WHAT YOU SHOULD DO >> No pictures go into the copy. Write out exactly the lines below from the one containing "Emit a Python" through the one containing "import seaborn as sns".
※
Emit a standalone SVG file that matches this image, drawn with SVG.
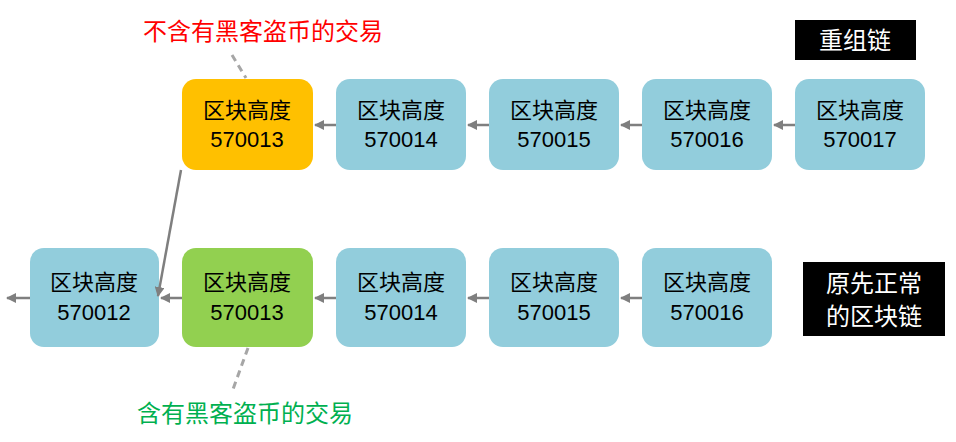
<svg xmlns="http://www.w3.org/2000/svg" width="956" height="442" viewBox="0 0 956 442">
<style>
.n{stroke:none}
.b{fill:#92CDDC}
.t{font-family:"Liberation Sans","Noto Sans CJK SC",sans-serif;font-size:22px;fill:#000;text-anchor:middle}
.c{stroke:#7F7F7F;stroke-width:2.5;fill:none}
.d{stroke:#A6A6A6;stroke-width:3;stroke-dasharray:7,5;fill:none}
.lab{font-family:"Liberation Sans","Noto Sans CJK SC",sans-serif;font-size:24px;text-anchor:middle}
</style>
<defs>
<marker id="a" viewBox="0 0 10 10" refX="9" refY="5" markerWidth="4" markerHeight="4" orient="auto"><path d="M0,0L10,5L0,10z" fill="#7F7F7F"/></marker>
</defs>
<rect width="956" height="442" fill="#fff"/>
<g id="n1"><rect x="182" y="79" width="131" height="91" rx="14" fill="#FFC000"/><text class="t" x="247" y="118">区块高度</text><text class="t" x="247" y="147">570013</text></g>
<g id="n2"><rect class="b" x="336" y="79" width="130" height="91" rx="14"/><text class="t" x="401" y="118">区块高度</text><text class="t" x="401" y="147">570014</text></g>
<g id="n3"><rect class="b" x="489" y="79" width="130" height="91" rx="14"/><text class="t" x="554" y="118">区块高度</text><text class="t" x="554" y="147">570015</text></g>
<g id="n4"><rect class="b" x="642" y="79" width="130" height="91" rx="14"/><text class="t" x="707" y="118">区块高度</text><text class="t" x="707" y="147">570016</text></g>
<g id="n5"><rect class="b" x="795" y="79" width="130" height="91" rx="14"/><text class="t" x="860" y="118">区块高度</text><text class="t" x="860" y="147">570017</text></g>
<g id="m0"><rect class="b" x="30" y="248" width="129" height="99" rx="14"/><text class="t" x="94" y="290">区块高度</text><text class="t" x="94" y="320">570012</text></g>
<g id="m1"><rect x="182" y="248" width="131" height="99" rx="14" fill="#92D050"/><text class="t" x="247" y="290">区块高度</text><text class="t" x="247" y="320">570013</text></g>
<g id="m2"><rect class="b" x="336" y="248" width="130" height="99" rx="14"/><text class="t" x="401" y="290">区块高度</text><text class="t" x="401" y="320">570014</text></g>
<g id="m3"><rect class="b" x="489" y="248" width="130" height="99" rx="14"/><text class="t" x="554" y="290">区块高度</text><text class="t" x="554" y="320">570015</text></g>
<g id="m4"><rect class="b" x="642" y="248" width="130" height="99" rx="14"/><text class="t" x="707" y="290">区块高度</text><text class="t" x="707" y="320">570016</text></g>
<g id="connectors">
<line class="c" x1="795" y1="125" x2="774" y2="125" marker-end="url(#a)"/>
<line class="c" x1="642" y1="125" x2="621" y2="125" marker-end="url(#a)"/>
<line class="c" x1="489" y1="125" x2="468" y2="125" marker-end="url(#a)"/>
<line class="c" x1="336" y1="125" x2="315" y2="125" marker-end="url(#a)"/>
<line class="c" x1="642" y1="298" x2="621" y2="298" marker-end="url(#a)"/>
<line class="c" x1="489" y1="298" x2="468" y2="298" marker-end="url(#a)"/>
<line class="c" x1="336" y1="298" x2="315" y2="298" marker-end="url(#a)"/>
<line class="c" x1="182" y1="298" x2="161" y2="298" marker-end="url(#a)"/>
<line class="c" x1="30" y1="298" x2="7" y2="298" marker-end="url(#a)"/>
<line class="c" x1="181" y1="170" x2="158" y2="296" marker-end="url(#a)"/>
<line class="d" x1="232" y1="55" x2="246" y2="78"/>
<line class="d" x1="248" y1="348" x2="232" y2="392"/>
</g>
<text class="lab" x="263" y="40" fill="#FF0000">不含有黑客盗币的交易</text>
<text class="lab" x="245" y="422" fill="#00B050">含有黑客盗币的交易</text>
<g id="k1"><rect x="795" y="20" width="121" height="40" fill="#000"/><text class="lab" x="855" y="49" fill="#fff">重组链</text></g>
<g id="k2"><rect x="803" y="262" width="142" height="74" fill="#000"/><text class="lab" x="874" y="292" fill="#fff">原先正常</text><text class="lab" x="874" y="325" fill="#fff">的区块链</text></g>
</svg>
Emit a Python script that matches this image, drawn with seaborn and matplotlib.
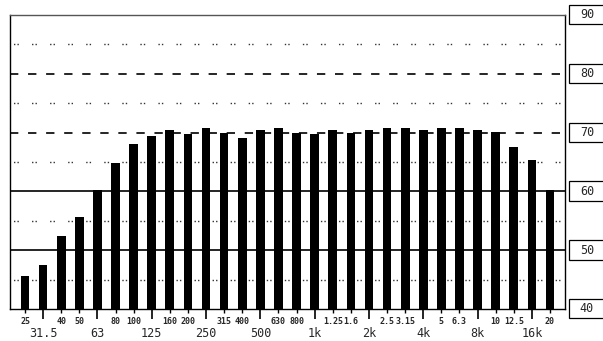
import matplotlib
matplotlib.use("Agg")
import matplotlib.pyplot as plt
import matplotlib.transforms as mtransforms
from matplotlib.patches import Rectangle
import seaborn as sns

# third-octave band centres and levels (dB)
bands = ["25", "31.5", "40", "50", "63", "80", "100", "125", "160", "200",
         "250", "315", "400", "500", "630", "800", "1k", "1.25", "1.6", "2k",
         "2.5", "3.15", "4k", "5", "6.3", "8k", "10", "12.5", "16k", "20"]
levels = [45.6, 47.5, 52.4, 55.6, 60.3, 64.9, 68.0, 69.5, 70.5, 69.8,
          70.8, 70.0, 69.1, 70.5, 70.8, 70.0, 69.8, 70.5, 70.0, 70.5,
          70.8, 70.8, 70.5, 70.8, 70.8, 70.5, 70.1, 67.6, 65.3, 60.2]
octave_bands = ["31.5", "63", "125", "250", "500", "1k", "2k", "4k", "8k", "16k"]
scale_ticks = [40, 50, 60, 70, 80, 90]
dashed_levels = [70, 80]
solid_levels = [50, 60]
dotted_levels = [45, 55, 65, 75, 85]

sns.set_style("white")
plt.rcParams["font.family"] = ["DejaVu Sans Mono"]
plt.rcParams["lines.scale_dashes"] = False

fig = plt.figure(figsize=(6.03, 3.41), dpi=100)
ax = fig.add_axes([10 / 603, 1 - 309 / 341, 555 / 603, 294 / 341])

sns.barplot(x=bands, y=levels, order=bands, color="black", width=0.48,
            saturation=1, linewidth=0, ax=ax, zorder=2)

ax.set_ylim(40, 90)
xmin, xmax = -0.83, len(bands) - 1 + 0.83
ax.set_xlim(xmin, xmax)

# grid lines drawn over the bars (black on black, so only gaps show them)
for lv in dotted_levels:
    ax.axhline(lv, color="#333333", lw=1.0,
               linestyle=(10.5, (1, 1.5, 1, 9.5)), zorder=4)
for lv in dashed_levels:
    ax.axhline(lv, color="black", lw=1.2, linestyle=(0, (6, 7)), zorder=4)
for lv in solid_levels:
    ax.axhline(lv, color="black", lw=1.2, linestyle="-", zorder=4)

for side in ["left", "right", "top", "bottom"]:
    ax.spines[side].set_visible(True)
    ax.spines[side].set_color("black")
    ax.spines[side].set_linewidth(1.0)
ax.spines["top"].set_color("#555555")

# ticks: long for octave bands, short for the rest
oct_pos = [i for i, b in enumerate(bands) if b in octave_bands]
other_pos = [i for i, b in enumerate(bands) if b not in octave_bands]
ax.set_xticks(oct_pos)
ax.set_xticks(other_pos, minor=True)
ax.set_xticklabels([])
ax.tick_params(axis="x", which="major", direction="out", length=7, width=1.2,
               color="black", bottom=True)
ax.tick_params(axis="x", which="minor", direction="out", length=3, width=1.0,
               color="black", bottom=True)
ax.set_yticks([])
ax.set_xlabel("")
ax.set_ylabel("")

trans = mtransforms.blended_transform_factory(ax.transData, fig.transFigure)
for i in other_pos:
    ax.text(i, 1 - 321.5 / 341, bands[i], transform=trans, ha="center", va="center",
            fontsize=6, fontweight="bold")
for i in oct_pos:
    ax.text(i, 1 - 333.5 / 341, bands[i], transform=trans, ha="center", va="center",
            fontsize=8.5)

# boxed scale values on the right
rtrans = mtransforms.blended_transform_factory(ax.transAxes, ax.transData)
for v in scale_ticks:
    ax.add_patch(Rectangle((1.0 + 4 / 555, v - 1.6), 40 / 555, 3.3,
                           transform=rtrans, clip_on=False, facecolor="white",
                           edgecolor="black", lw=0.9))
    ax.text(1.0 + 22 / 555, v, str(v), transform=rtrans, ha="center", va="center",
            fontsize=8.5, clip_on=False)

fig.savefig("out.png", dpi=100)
※
TASK ANSWER >>
Emit a Python script that matches this image, drawn with seaborn and matplotlib.
import matplotlib
matplotlib.use("Agg")
import matplotlib.pyplot as plt
import matplotlib.transforms as mtransforms
from matplotlib.patches import Rectangle
import seaborn as sns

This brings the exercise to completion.